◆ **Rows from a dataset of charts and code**

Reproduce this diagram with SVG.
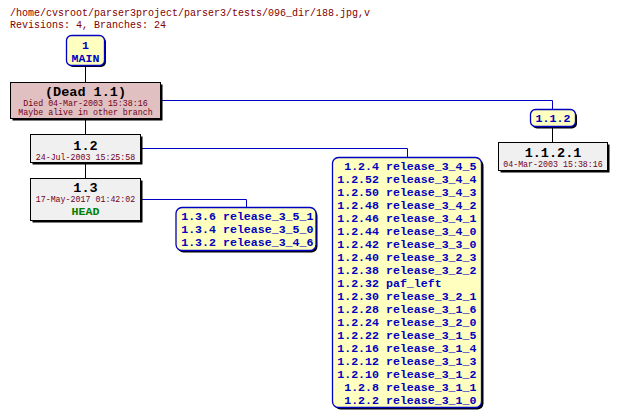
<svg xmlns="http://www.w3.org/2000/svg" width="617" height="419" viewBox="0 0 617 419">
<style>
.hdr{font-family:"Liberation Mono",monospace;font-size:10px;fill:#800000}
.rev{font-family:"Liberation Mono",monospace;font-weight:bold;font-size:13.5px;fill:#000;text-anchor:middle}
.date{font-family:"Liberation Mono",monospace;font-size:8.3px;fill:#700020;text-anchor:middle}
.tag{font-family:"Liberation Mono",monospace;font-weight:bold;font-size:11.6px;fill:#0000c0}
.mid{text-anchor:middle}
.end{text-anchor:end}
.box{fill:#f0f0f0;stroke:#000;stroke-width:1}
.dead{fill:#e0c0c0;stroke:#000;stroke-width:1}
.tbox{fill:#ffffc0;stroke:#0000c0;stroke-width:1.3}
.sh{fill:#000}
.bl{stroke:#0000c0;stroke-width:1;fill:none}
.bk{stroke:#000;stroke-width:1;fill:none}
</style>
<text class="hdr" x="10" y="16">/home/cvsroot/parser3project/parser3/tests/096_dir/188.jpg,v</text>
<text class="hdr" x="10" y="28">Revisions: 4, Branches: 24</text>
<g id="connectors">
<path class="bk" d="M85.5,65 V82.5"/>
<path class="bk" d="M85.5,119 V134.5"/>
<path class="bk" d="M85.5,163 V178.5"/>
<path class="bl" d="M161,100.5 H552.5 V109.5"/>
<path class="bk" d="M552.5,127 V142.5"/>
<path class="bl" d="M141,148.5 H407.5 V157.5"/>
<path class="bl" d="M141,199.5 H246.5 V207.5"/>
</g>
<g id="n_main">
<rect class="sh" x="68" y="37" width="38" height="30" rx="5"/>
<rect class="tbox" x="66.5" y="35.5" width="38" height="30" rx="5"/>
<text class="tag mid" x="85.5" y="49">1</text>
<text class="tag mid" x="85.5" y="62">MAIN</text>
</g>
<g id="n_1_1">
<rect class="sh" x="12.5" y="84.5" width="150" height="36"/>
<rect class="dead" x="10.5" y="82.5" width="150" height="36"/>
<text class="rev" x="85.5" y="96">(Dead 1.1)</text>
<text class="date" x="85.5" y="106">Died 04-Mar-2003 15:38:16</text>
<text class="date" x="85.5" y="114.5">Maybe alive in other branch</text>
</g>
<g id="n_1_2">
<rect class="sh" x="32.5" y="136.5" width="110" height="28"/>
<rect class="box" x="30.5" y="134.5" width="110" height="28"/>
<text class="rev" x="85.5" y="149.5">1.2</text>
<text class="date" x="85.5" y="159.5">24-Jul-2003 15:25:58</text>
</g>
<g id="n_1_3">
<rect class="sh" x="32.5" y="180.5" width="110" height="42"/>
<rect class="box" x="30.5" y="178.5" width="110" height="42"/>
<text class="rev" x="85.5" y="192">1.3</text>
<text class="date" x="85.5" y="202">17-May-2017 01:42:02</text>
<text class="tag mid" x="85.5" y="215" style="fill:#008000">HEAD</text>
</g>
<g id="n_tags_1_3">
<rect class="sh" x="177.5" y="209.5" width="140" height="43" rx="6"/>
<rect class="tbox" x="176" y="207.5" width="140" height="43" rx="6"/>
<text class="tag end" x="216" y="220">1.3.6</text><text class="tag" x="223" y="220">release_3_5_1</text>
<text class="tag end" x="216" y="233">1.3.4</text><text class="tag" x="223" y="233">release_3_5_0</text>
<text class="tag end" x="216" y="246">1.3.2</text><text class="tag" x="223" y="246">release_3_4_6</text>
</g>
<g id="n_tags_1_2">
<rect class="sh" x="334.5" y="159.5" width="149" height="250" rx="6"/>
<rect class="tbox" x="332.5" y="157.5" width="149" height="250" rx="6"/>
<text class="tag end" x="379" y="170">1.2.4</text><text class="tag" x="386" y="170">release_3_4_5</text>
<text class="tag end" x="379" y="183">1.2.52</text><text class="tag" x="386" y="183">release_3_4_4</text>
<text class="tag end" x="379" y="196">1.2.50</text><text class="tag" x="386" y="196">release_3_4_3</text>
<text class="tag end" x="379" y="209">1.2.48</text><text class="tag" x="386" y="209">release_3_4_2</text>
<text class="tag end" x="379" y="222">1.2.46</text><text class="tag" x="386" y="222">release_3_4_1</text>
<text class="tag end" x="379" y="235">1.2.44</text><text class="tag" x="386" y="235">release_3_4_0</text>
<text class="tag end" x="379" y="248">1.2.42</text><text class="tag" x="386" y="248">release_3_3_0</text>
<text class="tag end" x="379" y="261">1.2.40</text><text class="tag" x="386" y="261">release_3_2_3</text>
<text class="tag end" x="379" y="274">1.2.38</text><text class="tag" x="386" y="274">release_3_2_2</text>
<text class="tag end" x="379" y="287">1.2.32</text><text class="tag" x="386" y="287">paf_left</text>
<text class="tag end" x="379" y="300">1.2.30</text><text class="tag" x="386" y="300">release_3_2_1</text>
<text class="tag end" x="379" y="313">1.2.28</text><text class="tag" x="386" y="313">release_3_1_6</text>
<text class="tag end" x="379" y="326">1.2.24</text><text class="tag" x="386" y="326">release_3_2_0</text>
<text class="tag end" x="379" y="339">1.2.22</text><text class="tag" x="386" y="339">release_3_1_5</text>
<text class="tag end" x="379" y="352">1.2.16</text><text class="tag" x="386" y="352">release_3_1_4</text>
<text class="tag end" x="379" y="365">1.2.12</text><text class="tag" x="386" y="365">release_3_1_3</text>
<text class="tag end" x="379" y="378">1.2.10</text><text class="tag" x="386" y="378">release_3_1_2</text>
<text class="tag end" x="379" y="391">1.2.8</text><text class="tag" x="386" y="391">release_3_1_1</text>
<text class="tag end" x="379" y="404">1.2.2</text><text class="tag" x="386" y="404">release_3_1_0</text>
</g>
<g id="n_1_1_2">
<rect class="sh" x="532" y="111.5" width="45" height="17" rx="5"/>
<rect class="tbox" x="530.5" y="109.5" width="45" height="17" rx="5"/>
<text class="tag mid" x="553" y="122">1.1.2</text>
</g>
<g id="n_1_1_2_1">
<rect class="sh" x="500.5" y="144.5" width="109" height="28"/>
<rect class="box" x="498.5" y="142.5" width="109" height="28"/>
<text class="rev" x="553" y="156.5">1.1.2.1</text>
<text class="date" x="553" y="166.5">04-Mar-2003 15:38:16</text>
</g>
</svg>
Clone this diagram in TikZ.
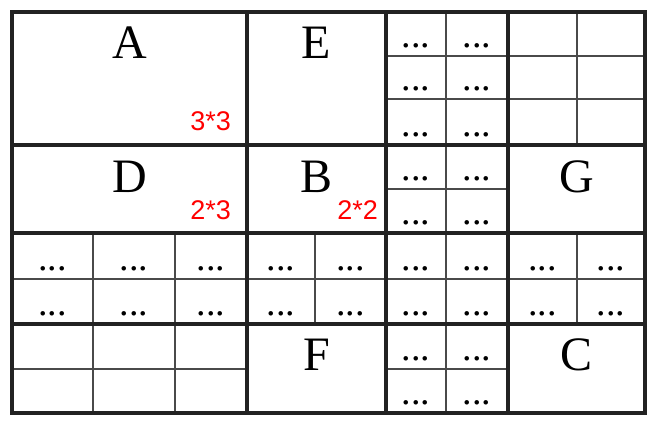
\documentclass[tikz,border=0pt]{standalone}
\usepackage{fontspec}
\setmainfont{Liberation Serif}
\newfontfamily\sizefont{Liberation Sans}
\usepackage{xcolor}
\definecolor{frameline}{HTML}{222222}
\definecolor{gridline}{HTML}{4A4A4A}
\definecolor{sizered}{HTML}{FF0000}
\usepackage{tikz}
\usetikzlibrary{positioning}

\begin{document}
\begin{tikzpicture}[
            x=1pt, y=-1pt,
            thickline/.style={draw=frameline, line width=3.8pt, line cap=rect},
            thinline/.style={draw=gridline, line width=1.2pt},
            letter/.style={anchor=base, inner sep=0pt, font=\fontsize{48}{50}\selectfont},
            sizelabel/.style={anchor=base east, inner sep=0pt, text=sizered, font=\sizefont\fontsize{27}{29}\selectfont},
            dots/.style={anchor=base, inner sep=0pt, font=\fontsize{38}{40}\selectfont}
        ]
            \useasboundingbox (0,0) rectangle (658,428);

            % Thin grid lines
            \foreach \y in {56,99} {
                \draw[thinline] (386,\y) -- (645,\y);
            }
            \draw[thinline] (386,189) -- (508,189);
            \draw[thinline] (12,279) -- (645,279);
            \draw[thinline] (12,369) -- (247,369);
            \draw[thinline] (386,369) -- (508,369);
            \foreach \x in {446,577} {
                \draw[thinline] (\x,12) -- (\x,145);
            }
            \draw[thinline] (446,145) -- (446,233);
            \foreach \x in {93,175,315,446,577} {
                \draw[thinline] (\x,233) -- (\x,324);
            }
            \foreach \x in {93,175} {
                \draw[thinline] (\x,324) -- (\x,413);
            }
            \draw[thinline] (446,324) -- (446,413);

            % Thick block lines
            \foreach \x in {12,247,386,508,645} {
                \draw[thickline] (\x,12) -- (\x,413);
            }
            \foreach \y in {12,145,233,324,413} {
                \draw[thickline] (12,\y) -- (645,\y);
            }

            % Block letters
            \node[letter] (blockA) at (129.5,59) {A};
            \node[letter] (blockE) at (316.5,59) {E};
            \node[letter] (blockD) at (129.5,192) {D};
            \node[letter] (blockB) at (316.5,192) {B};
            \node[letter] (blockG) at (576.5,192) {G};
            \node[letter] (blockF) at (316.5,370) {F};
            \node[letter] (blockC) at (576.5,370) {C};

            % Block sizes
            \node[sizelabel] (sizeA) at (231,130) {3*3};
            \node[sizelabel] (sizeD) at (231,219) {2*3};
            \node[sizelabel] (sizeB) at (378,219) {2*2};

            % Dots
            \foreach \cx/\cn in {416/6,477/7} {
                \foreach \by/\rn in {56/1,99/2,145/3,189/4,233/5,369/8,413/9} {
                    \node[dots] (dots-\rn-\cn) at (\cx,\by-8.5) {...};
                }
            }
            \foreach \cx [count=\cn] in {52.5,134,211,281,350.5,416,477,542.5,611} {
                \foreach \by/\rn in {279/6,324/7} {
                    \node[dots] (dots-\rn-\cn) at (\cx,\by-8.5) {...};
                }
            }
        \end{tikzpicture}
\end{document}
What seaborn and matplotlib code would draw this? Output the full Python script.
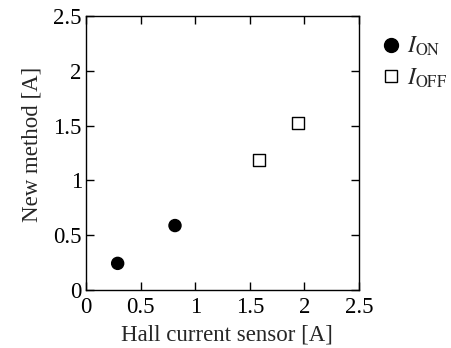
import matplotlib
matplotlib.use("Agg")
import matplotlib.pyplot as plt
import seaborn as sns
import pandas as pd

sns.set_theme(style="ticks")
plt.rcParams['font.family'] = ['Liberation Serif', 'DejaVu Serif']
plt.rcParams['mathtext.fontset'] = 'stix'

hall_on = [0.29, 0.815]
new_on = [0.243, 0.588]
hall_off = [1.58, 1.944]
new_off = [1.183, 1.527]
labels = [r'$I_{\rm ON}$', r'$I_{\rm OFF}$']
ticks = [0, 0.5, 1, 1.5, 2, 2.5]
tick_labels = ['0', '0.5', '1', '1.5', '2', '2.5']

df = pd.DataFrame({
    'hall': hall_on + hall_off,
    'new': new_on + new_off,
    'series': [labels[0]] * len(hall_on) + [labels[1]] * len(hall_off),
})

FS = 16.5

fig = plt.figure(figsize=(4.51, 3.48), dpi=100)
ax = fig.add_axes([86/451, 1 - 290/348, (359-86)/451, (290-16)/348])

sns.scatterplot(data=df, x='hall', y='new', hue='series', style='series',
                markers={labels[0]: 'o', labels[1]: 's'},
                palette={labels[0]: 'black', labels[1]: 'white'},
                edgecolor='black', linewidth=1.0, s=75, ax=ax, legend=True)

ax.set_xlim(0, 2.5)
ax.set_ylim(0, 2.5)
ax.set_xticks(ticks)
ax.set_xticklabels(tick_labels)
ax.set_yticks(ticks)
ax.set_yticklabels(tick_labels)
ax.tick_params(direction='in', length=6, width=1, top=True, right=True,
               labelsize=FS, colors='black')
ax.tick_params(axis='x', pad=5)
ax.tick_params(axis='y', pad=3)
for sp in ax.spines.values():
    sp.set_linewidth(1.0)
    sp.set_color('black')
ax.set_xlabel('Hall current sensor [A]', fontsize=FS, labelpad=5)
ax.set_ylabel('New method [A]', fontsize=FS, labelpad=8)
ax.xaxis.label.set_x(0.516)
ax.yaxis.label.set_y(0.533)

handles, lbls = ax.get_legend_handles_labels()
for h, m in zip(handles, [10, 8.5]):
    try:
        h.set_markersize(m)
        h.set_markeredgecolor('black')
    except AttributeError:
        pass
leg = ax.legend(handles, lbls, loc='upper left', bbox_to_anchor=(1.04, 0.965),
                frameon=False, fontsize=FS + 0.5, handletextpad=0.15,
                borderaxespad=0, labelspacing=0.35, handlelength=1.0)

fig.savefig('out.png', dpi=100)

◆ **Stated problem**
Show every line where the string "diagram" appears.

◆ **The reply**
Reproduce this diagram with SVG.
Clone this diagram in TikZ.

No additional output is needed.